GÜNÜN AYET VE HADİSİ
GÜNÜN AYETİ
وَاِنْ اَحَدٌ مِنَ الْمُشْرِك۪ينَ اسْتَجَارَكَ فَاَجِرْهُ حَتّٰى يَسْمَعَ كَلَامَ اللّٰهِ ثُمَّ اَبْلِغْهُ مَأْمَنَهُۜ ذٰلِكَ بِاَنَّهُمْ قَوْمٌ لَا يَعْلَمُونَ۟
“Eğer müşriklerden biri, senden ’eman isterse’, ona eman ver; öyle ki Allah’ın sözünü dinlemiş olsun, sonra onu ‘güvenlik içinde olacağı yere ulaştır.’ Bu, onların elbette bilmeyen bir topluluk olmaları nedeniyledir.“
(Tevbe Suresi 6. Ayet)
GÜNÜN HADİSİ
182-.……Ebû Tâlib’in kızı Ümmü Hâni’in hizmetçisi Ebû Murre haber verdi ki, kendisi Ebû Tâlib’in kızı Ümmü Hâni’den şöyle derken işitmiştir: Ben Mekke fethi senesi Rasûlullah(Sav)’ın yanına gittim ve onu yıkanır hâlde buldum. Kızı Fâtıma da kendisini perde tutup örtüyordu. Selâm verdim.

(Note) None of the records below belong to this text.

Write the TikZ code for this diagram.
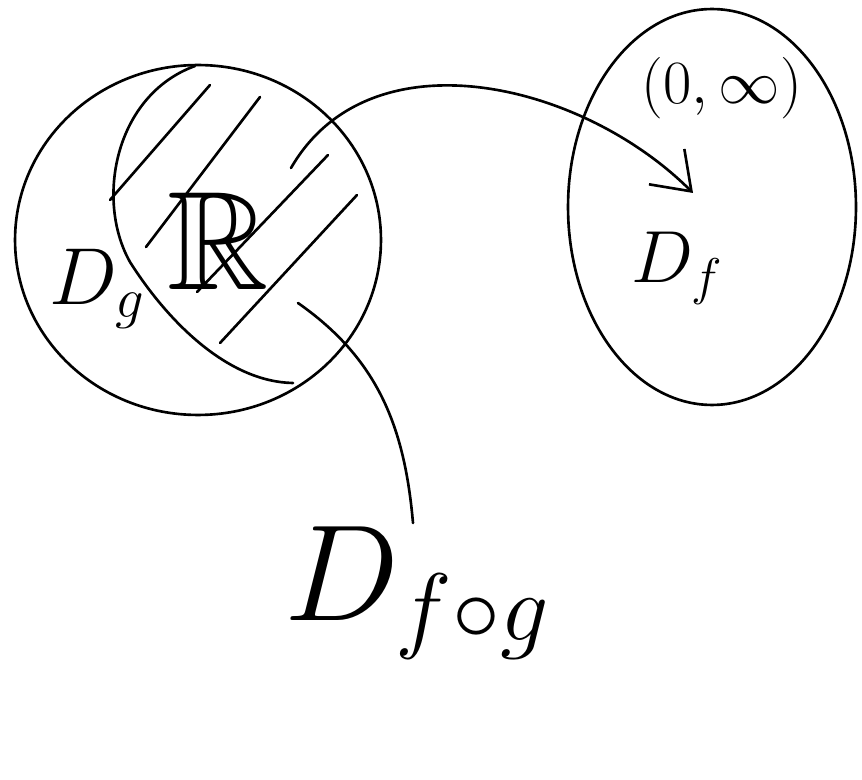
\RequirePackage{fix-cm}
\documentclass[tikz,border=0pt]{standalone}
\usepackage{amsmath, amssymb}
\usepackage{tikz}
\usetikzlibrary{arrows.meta, shapes.geometric}

\begin{document}
\begin{tikzpicture}[
x=0.02cm, y=-0.02cm,
line width=1.5pt, line cap=round, line join=round,
every node/.style={inner sep=0pt},
setbox/.style={draw, ellipse, line width=1.5pt},
hand/.style={font=\fontsize{#1}{#1}\selectfont}
]
\useasboundingbox (0,0) rectangle (862,780);

\node[setbox, minimum width=7.32cm, minimum height=7cm] (dg) at (198,240) {};
\node[setbox, minimum width=5.76cm, minimum height=7.92cm] (df) at (712,207) {};

% the part of D_g sent into D_f
\draw (195,66) .. controls (115,95) and (95,200) .. (130,262)
  .. controls (170,325) and (230,382) .. (293,383);
\foreach \xa/\ya/\xb/\yb in {110/200/210/85, 146/247/260/97, 197/292/328/155, 220/343/357/195}
  \draw (\xa,\ya) -- (\xb,\yb);

\node[hand=46, anchor=base west] (dglabel) at (48,305) {$D_g$};
\node[hand=80, anchor=base west] (reals) at (166,290) {$\mathbb{R}$};
\node[hand=35] (range) at (722,88) {$(0,\infty)$};
\node[hand=42, anchor=base west] (dflabel) at (630,283) {$D_f$};
\node[hand=78, anchor=base west] (dfog) at (283,620) {$D_{f\circ g}$};

\coordinate (from) at (291,168);
\coordinate (tip) at (693,193);
\coordinate (ptr) at (298,303);
\coordinate (lead) at (413,523);

\draw[-{Straight Barb[length=7mm, width=10mm]}] (from) to[out=60, in=135] (tip);
\draw (ptr) to[out=-35, in=95] (lead);

\end{tikzpicture}
\end{document}
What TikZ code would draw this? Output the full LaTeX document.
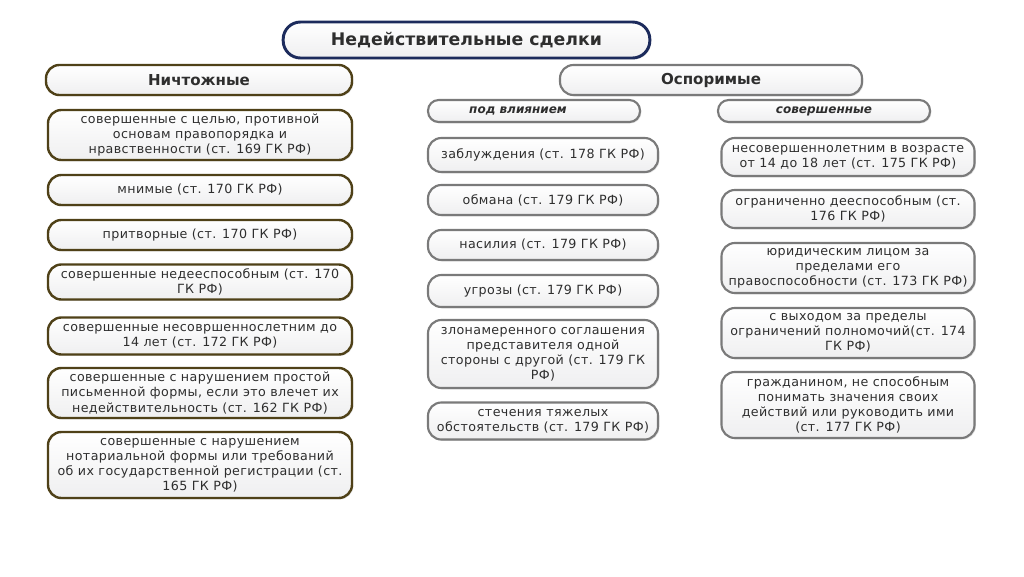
\documentclass[tikz,border=0pt]{standalone}
\usepackage{fontspec}
\setmainfont{DejaVu Sans}
\newfontfamily\bodyfont[LetterSpace=3]{DejaVu Sans}
\usetikzlibrary{shadows}
\definecolor{olive}{HTML}{4F4118}
\definecolor{navy}{HTML}{1C2B5C}
\definecolor{gborder}{HTML}{7A7A7A}
\definecolor{txt}{HTML}{2E2E2E}
\tikzset{
  x=0.75pt, y=-0.75pt,
  base/.style={rounded corners=10pt, align=center, inner sep=1pt, text=txt,
    top color=white, bottom color=blue!4!gray!12,
    drop shadow={opacity=0.25, shadow xshift=1pt, shadow yshift=-1pt},
    font=\bodyfont\fontsize{9.5pt}{11.3pt}\selectfont},
  lbox/.style={base, draw=olive, line width=1.8pt},
  gbox/.style={base, draw=gborder, line width=1.6pt},
  tbox/.style={base, draw=navy, line width=2.2pt, rounded corners=13pt,
    font=\fontsize{13pt}{15pt}\selectfont\bfseries},
  hdr/.style={font=\fontsize{11.3pt}{13pt}\selectfont\bfseries},
  sub/.style={font=\fontsize{9pt}{11pt}\selectfont\bfseries\itshape},
}
\begin{document}
\begin{tikzpicture}
\useasboundingbox[fill=white] (0,0) rectangle (1024,576);
% title
\node[tbox, minimum width=275pt, minimum height=27pt] (title) at (466.5,40) {Недействительные сделки};
% left
\node[lbox, hdr, minimum width=229.5pt, minimum height=22.5pt] (nich) at (199,80) {Ничтожные};
\node[lbox, minimum width=228pt, minimum height=37.5pt] (l1) at (200,135) {совершенные с целью, противной\\основам правопорядка и\\нравственности (ст. 169 ГК РФ)};
\node[lbox, minimum width=228pt, minimum height=22.5pt] (l2) at (200,190) {мнимые (ст. 170 ГК РФ)};
\node[lbox, minimum width=228pt, minimum height=22.5pt] (l3) at (200,235) {притворные (ст. 170 ГК РФ)};
\node[lbox, minimum width=228pt, minimum height=26.25pt] (l4) at (200,282) {совершенные недееспособным (ст. 170\\ГК РФ)};
\node[lbox, minimum width=228pt, minimum height=27.75pt] (l5) at (200,336) {совершенные несовршеннослетним до\\14 лет (ст. 172 ГК РФ)};
\node[lbox, minimum width=228pt, minimum height=37.5pt] (l6) at (200,393) {совершенные с нарушением простой\\письменной формы, если это влечет их\\недействительность (ст. 162 ГК РФ)};
\node[lbox, minimum width=228pt, minimum height=49.5pt] (l7) at (200,465) {совершенные с нарушением\\нотариальной формы или требований\\об их государственной регистрации (ст.\\165 ГК РФ)};
% right headers
\node[gbox, hdr, minimum width=226.5pt, minimum height=22.5pt] (osp) at (711,80) {Оспоримые};
\node[gbox, sub, minimum width=159pt, minimum height=16.5pt, rounded corners=8pt] (pod) at (534,111) {под влиянием\hspace*{24pt}};
\node[gbox, sub, minimum width=159pt, minimum height=16.5pt, rounded corners=8pt] (sov) at (824,111) {совершенные};
% middle
\node[gbox, minimum width=172.5pt, minimum height=25.5pt] (m1) at (543,155) {заблуждения (ст. 178 ГК РФ)};
\node[gbox, minimum width=172.5pt, minimum height=22.5pt] (m2) at (543,200) {обмана (ст. 179 ГК РФ)};
\node[gbox, minimum width=172.5pt, minimum height=22.5pt] (m3) at (543,245) {насилия (ст. 179 ГК РФ)};
\node[gbox, minimum width=172.5pt, minimum height=24pt] (m4) at (543,291) {угрозы (ст. 179 ГК РФ)};
\node[gbox, minimum width=172.5pt, minimum height=51pt] (m5) at (543,354) {злонамеренного соглашения\\представителя одной\\стороны с другой (ст. 179 ГК\\РФ)};
\node[gbox, minimum width=172.5pt, minimum height=27.75pt] (m6) at (543,421) {стечения тяжелых\\обстоятельств (ст. 179 ГК РФ)};
% right
\node[gbox, minimum width=189.75pt, minimum height=28.5pt] (r1) at (848,157) {несовершеннолетним в возрасте\\от 14 до 18 лет (ст. 175 ГК РФ)};
\node[gbox, minimum width=189.75pt, minimum height=28.5pt] (r2) at (848,209) {ограниченно дееспособным (ст.\\176 ГК РФ)};
\node[gbox, minimum width=189.75pt, minimum height=37.5pt] (r3) at (848,268) {юридическим лицом за\\пределами его\\правоспособности (ст. 173 ГК РФ)};
\node[gbox, minimum width=189.75pt, minimum height=37.5pt] (r4) at (848,333) {с выходом за пределы\\ограничений полномочий(ст. 174\\ГК РФ)};
\node[gbox, minimum width=189.75pt, minimum height=49.5pt] (r5) at (848,405) {гражданином, не способным\\понимать значения своих\\действий или руководить ими\\(ст. 177 ГК РФ)};
\end{tikzpicture}
\end{document}
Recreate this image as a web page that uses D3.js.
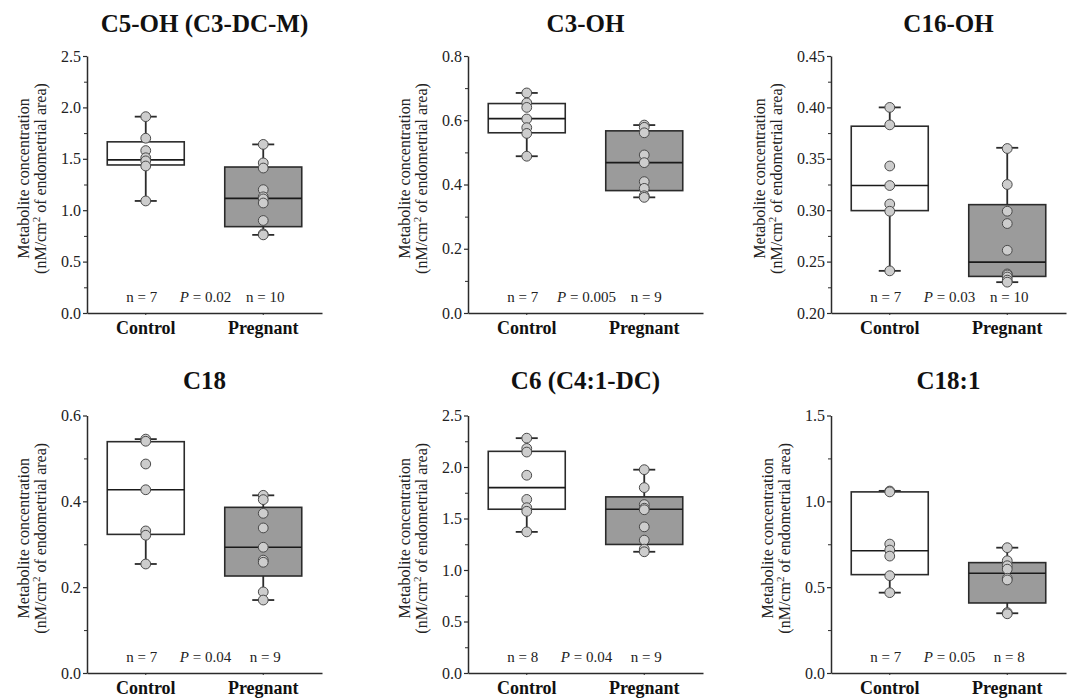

— “Bu kadın kimdir?” diye sordu.
— Ben Ebû Tâlib’in kızı Ümmü Hâni’im! cevâbını verdim.
— “Ümmü Hâni’e merhaba ( Hoş geldin, safa geldin Ümmü Hâni’)” dedi.
Yıkanmasını bitirince Rasülullah sırtındaki tek parça kumaşı çaprazvârî bağlamış olduğu hâlde durup sekiz rek’at namaz kıldı. Namazdan çıktığı zaman:
— Yâ Rasûlallah! Anamın oğlu Alî, benim and ve emân verdiğim fulân adamı, Hubeyre oğlu fulân kimseyi öldüreceğini zu’m etmiştir! dedim.
Bunun üzerine Rasülullah:
— “Yâ Ümme Hâni’! Senin ahd ve emân verdiğin kimseye biz de ahd ve emân vermişizdir!” buyurdu.
Ümmü Hâni’: Bu, duhâ vakti idi, demiştir.